To this day, Karmanos wonders what would be if Detroit had not matched.



"Who's to say, that if we had gotten Sergei, it turns out a few years later we're playing the Red Wings in the finals [in 2002], and the guy that made the key play in the series for them was Sergei. It was very ironic," said Karmanos, whose Hurricanes lost that series in five games.



"We could have had three pretty good centers on that team: Ronnie [Francis], Sergei and [Rod] Brind'Amour."



The whole episode left bitter feelings between both organizations, especially between the owners.



I asked Karmanos if time had helped ease that tension between them.



"No. But that's all right," Karmanos said.



Speaking of what-ifs with this year's induction class, imagine Chris Pronger in a Toronto Maple Leafs uniform coming off his sensational run to Game 7 of the Cup finals with the Edmonton Oilers back in 2006.



The Leafs, then under general manager John Ferguson, were one of the clubs that then-Oilers GM Kevin Lowe spoke with in June 2006 as he attempted to honor Pronger's trade request.

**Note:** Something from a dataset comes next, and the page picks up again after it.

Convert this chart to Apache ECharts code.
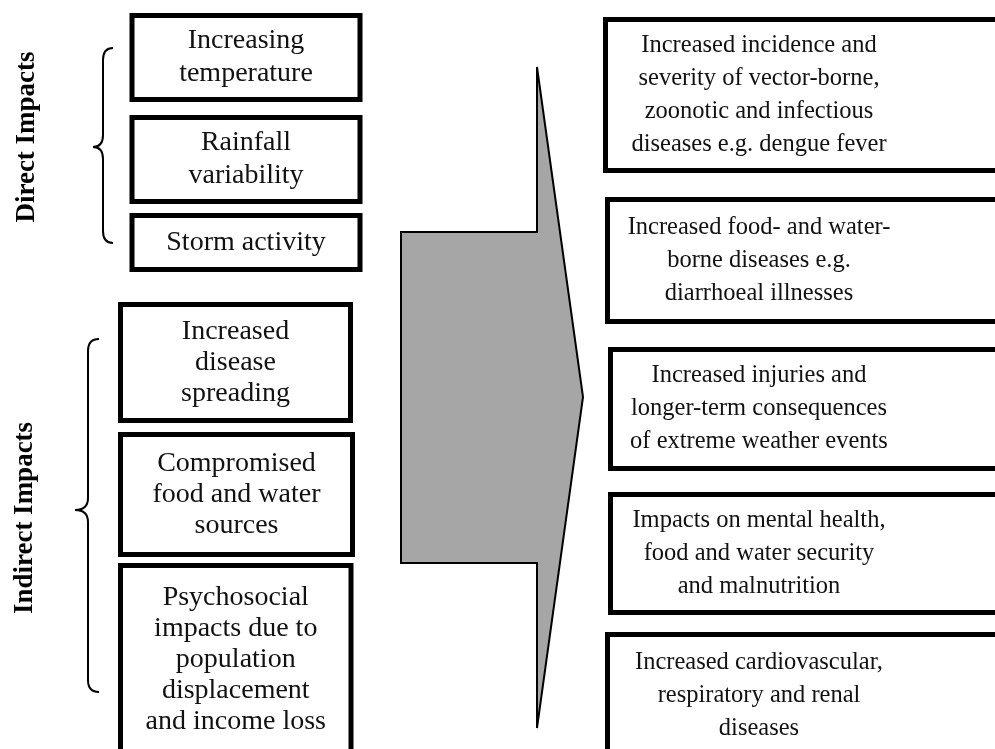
<!DOCTYPE html>
<html>
<head>
<meta charset="utf-8">
<script src="https://cdn.jsdelivr.net/npm/echarts@6/dist/echarts.min.js"></script>
<style>
  html, body { margin: 0; padding: 0; background: #fff; }
  #chart { width: 995px; height: 749px; }
</style>
</head>
<body>
<div id="chart"></div>
<script>
// 左侧：直接影响
const directLabels = ['Increasing\ntemperature', 'Rainfall\nvariability', 'Storm activity']
const directLeft = [132, 132, 132]
const directRight = [360, 360, 360]
const directTop = [15.5, 117.5, 215.5]
const directBottom = [99.5, 201.5, 269.5]

// 左侧：间接影响
const indirectLabels = [
  'Increased\ndisease\nspreading',
  'Compromised\nfood and water\nsources',
  'Psychosocial\nimpacts due to\npopulation\ndisplacement\nand income loss'
]
const indirectLeft = [120.5, 120.5, 120.5]
const indirectRight = [350.5, 352.5, 351]
const indirectTop = [304.5, 434.5, 565.5]
const indirectBottom = [420.5, 554.5, 754]

// 右侧：健康后果
const outcomeLabels = [
  'Increased incidence and\nseverity of vector-borne,\nzoonotic and infectious\ndiseases e.g. dengue fever',
  'Increased food- and water-\nborne diseases e.g.\ndiarrhoeal illnesses',
  'Increased injuries and\nlonger-term consequences\nof extreme weather events',
  'Impacts on mental health,\nfood and water security\nand malnutrition',
  'Increased cardiovascular,\nrespiratory and renal\ndiseases'
]
const outcomeLeft = [605.5, 607.5, 610.5, 610.5, 607.5]
const outcomeRight = [1012, 1012, 1012, 1012, 1012]
const outcomeTop = [19.5, 199.5, 349.5, 494.5, 634.5]
const outcomeBottom = [170.5, 321.5, 468.5, 612.5, 757]
const outcomeTextX = [759, 759, 759, 759, 759]

// 中间箭头
const arrowX = [401, 537, 537, 583, 537, 537, 401]
const arrowY = [232, 232, 67, 397, 728, 563, 563]

// 花括号：[尖端x, 竖线x, 钩x, 顶y, 尖端y, 底y]
const braces = [
  [93, 103, 113, 48, 147, 243],
  [75, 88, 99, 339, 510, 692]
]

// 竖排分组标题
const groupNames = ['Direct Impacts', 'Indirect Impacts']
const groupX = [27, 25]
const groupY = [137, 518]

const serif = '"Liberation Serif", "DejaVu Serif", serif'

function boxData(left, right, top, bottom, textX) {
  return left.map((x, i) => [x, top[i], right[i], bottom[i], textX ? textX[i] : (x + right[i]) / 2])
}

function makeBoxRenderer(labels, fontSize, lineHeight) {
  return function (params, api) {
    const p0 = api.coord([api.value(0), api.value(1)])
    const p1 = api.coord([api.value(2), api.value(3)])
    const tc = api.coord([api.value(4), (api.value(1) + api.value(3)) / 2])
    return {
      type: 'group',
      children: [
        {
          type: 'rect',
          shape: { x: p0[0], y: p0[1], width: p1[0] - p0[0], height: p1[1] - p0[1] },
          style: { fill: '#fff', stroke: '#000', lineWidth: 5 }
        },
        {
          type: 'text',
          x: tc[0],
          y: tc[1],
          style: {
            text: labels[params.dataIndex],
            fill: '#111',
            fontFamily: serif,
            fontSize,
            lineHeight,
            align: 'center',
            verticalAlign: 'middle'
          }
        }
      ]
    }
  }
}

function renderArrow(params, api) {
  if (params.dataIndex !== 0) return
  const pts = arrowX.map((x, i) => api.coord([x, arrowY[i]]))
  return {
    type: 'polygon',
    shape: { points: pts },
    style: { fill: '#a6a6a6', stroke: '#000', lineWidth: 2 }
  }
}

function renderBrace(params, api) {
  const tip = api.value(0), stem = api.value(1), hook = api.value(2)
  const top = api.value(3), mid = api.value(4), bot = api.value(5)
  const r = 12
  const c = (x, y) => api.coord([x, y]).join(',')
  const d = [
    'M', c(hook, top),
    'Q', c(stem, top), c(stem, top + r),
    'L', c(stem, mid - r),
    'Q', c(stem, mid), c(tip, mid),
    'Q', c(stem, mid), c(stem, mid + r),
    'L', c(stem, bot - r),
    'Q', c(stem, bot), c(hook, bot)
  ].join(' ')
  return {
    type: 'path',
    shape: { pathData: d },
    style: { fill: null, stroke: '#000', lineWidth: 2 }
  }
}

function renderGroupName(params, api) {
  const p = api.coord([api.value(0), api.value(1)])
  return {
    type: 'text',
    x: p[0],
    y: p[1],
    rotation: Math.PI / 2,
    style: {
      text: groupNames[params.dataIndex],
      fill: '#000',
      fontFamily: serif,
      fontWeight: 'bold',
      fontSize: 27,
      align: 'center',
      verticalAlign: 'middle'
    }
  }
}

const chart = echarts.init(document.getElementById('chart'))

const option = {
  animation: false,
  backgroundColor: '#fff',
  grid: { left: 0, right: 0, top: 0, bottom: 0 },
  xAxis: { type: 'value', min: 0, max: 995, show: false },
  yAxis: { type: 'value', min: 0, max: 749, inverse: true, show: false },
  series: [
    {
      type: 'custom',
      renderItem: renderArrow,
      data: arrowX.map((x, i) => [x, arrowY[i]])
    },
    {
      type: 'custom',
      renderItem: renderBrace,
      data: braces
    },
    {
      type: 'custom',
      renderItem: makeBoxRenderer(directLabels, 28, 33),
      data: boxData(directLeft, directRight, directTop, directBottom)
    },
    {
      type: 'custom',
      renderItem: makeBoxRenderer(indirectLabels, 28, 31),
      data: boxData(indirectLeft, indirectRight, indirectTop, indirectBottom)
    },
    {
      type: 'custom',
      renderItem: makeBoxRenderer(outcomeLabels, 24.5, 33),
      data: boxData(outcomeLeft, outcomeRight, outcomeTop, outcomeBottom, outcomeTextX)
    },
    {
      type: 'custom',
      renderItem: renderGroupName,
      data: groupX.map((x, i) => [x, groupY[i]])
    }
  ]
}

chart.setOption(option)
</script>
</body>
</html>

"The deal just didn't come together," Ferguson said Friday over the phone. "But I do recall [former Oilers assistant GM] Scotty Howson coming by the draft table and dropping a little shredded piece of paper with hand-written names and a draft pick. Believe me, I saved the piece of paper and I've still got it."

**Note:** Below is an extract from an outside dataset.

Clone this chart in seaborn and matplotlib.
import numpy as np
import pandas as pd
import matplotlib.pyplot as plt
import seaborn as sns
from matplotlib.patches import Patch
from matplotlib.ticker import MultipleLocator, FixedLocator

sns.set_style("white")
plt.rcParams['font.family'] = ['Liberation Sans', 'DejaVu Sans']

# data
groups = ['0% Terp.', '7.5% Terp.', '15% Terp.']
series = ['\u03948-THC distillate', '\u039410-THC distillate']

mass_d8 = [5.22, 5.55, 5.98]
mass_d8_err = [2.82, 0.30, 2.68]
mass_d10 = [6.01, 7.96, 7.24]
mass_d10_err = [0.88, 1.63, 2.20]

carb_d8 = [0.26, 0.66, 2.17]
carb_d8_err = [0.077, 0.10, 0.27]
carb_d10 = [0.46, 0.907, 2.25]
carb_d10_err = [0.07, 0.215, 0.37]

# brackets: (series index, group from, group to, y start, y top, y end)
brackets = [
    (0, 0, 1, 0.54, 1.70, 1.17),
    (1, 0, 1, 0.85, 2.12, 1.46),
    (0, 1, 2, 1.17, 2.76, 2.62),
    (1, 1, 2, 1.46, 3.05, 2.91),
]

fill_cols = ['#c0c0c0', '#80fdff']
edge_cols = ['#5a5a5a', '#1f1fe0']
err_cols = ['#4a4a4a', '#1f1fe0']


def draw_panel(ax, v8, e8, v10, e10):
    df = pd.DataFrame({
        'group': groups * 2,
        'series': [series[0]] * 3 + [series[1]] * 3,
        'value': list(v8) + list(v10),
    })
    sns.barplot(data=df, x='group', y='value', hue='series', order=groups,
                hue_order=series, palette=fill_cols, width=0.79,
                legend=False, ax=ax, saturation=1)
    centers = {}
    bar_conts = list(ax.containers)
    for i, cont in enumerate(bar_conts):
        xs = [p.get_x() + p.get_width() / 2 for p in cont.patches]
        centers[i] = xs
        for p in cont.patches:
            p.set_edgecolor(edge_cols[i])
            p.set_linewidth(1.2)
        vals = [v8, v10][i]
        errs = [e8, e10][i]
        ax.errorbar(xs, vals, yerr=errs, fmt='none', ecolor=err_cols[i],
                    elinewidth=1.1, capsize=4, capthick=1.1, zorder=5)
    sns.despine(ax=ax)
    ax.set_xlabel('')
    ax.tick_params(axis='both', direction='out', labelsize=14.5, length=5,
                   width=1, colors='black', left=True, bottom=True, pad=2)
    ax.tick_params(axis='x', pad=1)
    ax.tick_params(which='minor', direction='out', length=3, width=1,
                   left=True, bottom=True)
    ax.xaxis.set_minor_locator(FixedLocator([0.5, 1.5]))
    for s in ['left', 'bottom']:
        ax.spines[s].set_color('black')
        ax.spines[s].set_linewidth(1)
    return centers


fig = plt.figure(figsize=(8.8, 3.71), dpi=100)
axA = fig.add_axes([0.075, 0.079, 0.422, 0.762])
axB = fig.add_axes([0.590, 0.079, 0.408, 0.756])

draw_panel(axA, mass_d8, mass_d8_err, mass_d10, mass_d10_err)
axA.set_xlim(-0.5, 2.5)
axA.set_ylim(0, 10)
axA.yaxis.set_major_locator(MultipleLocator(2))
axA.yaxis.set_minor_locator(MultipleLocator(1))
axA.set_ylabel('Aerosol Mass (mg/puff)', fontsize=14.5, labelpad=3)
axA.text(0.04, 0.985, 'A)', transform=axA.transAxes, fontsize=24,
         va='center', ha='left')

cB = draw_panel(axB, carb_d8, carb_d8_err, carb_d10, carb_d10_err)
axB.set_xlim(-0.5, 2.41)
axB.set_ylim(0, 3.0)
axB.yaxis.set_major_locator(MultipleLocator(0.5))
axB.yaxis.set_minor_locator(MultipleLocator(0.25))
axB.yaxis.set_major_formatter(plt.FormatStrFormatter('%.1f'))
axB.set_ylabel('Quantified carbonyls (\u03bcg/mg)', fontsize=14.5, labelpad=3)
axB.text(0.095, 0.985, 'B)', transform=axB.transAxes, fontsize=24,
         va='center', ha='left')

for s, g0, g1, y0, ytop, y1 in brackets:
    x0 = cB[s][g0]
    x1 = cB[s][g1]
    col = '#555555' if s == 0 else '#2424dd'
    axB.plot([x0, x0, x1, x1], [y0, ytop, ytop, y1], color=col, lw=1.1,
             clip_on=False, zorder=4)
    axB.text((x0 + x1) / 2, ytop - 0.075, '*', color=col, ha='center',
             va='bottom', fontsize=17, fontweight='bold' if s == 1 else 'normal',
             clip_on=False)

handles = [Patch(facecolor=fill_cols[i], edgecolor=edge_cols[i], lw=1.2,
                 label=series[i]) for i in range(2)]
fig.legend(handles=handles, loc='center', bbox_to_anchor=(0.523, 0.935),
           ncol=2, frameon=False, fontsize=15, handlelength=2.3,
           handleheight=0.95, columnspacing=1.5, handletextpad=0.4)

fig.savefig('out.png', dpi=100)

The names on the piece of paper were that of Tomas Kaberle and Alexander Steen plus a high draft pick.



Kaberle, 28 at the time, was just coming off a career-best 67-point season. Steen, 22 at the time, had just played his first NHL season.



For starters, Ferguson didn't want to trade Steen, whom he viewed as a player with serious promise (which he would be proven right on). And on Kaberle, aside from the fact he had just had a monster season, there was something else.



"There was an element of honoring the contract with Kaberle, which included a limited no-trade clause, which that wasn't going to kick in until July 1," said Ferguson, who said he had made a verbal promise not to trade him before it kicked in.



"That was a factor among many that kept the parties apart on a trade."



In reality, the deal really never got that far down the path. But the Oilers certainly got Ferguson's attention.



"I, as much as anyone, understand the value of Chris Pronger. I was in St. Louis the entire time he was there," Ferguson said.



Pronger remembered hearing word of talks with Toronto.



"Yeah a little bit, I had heard a bit of that, what was involved in the trade. I heard they didn't want to trade Steen and then they traded him the next year," Pronger said, chuckling, on Friday.



The Leafs, with Ferguson no longer as GM, actually traded Steen two years later in November 2008, but you get Pronger's point.



As it turns out, getting traded to the Anaheim Ducks instead got Pronger the Stanley Cup ring he was missing.



"It worked out pretty good," Pronger said, smiling.



And what of fellow inducteeNicklas Lidstromin the What If department? Holland said no team ever had theaudacity to call him about the great No. 5.



But then, as he thought back, the Wings GM did remember a bit of scuttlebutt back before Lidstrom became a superstar.



"I can remember when [Eric] Lindros was traded [in June 1992], Quebec was trying to get us in the mix and they wanted Lidstrom as part of a package," Holland said. "We had no interest though."



That was news to Lidstrom on Friday.



"I never heard that story," Lidstrom said. "I know when I was drafted [in 1989] and before I came over, I heard my name in some trade rumors but no, I never heard that story before."



Well, Hall of Fame weekend is indeed about telling stories.